By Belal Awad · June 19, 2023

In brief…

  • China’s Navy vessel's dangerous proximity to a US destroyer in Taiwan Strait raises global tensions.
  • Council on Foreign Relations President Haass believes China aims to dissuade the US from pursuing interests in the Indo-Pacific by raising risk level.
  • China sends mixed signals to US: Open to economic talks while raising the temperature on military-security issues.
  • Haass says more US-China standoffs could have “incalcuable” economic consequences.
Richard Haass  Wikimedia

In a move that raised global tensions, a Chinese Navy vessel cruised within 150 yards of an American destroyer, causing a near collision in the Taiwan Strait. This provocative June 4th encounter comes on the heels of a Chinese fighter jet executing an “unnecessarily aggressive maneuver” near a U.S. surveillance plane just ten days earlier.

Council on Foreign Relations President Richard Haass explained to MSNBC that “Beijing is telling the U.S.: ‘We are willing to die to the last Chinese for Taiwan. You Americans are not.’”

By raising the risk quotient, Haass said China aims to dissuade the United States from pursuing its interests in the Indo-Pacific region. “What the Chinese believe is that by… raising the possibility of something that could escalate…they can get us to pull back.”

Haass noted the discrepancy between their willingness to engage on economic issues versus security matters. “We are getting some mixed signals from China. Jake Sullivan, the National Security Advisor, had a good meeting with his Chinese counterpart, Wang Yi, in Vienna about two weeks ago.  But the Chinese are essentially saying, ‘We will meet with you on economic issues’…But they are not extending it to the security side, where they do want to keep the temperature high.”

Recalling the Cold War, when the United States and the Soviet Union had mechanisms like hotlines and confidence-building measures, Haass lamented the absence of similar safeguards in dealing with Beijing, which appears determined to behave less predictably towards the Washington. 

Haass said, “The more the [Biden] administration asks for it, the more the Chinese are pushing back. It’s almost like they have concluded that this is something America wants so badly, that to give in… would be some sort of a favor.”
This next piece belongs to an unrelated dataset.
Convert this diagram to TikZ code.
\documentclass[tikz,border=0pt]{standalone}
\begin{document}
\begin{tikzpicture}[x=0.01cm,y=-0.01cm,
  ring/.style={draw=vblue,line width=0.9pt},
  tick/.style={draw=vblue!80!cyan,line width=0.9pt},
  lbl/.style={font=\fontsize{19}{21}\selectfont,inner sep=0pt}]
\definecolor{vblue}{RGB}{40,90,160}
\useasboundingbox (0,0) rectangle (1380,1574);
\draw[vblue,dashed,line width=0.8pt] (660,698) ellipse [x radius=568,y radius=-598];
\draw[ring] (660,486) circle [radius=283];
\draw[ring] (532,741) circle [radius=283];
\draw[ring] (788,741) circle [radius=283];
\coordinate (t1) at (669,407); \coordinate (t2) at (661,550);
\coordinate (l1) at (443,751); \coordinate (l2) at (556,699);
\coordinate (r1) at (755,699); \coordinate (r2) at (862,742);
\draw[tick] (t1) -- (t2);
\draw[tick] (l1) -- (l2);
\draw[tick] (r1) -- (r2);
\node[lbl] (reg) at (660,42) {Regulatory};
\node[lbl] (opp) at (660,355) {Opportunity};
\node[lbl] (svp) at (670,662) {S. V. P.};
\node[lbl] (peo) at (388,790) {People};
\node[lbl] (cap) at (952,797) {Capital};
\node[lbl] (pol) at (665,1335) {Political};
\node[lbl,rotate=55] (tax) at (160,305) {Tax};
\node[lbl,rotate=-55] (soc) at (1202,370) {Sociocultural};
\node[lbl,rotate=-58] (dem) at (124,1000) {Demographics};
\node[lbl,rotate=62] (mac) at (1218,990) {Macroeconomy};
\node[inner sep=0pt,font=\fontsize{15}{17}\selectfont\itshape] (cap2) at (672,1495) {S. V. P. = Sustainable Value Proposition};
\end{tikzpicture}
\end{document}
The think-tank chief said both China and the United States have a vested interest in avoiding any incident that could lead to an escalation in tensions. “The last thing either needs is an incident that would escalate. And if it ever did escalate… talk about a situation for which there would be no winners,” Haass said, stressing the potentially disastrous economic repercussions that a major incident in the Pacific Rim could have, given its central role in the global economy.

As China and the US navigate through these tense circumstances, the international community watches with growing concern, hoping both superpowers can lower the temperature and pursue peaceful resolutions that align with their deep mutual interests.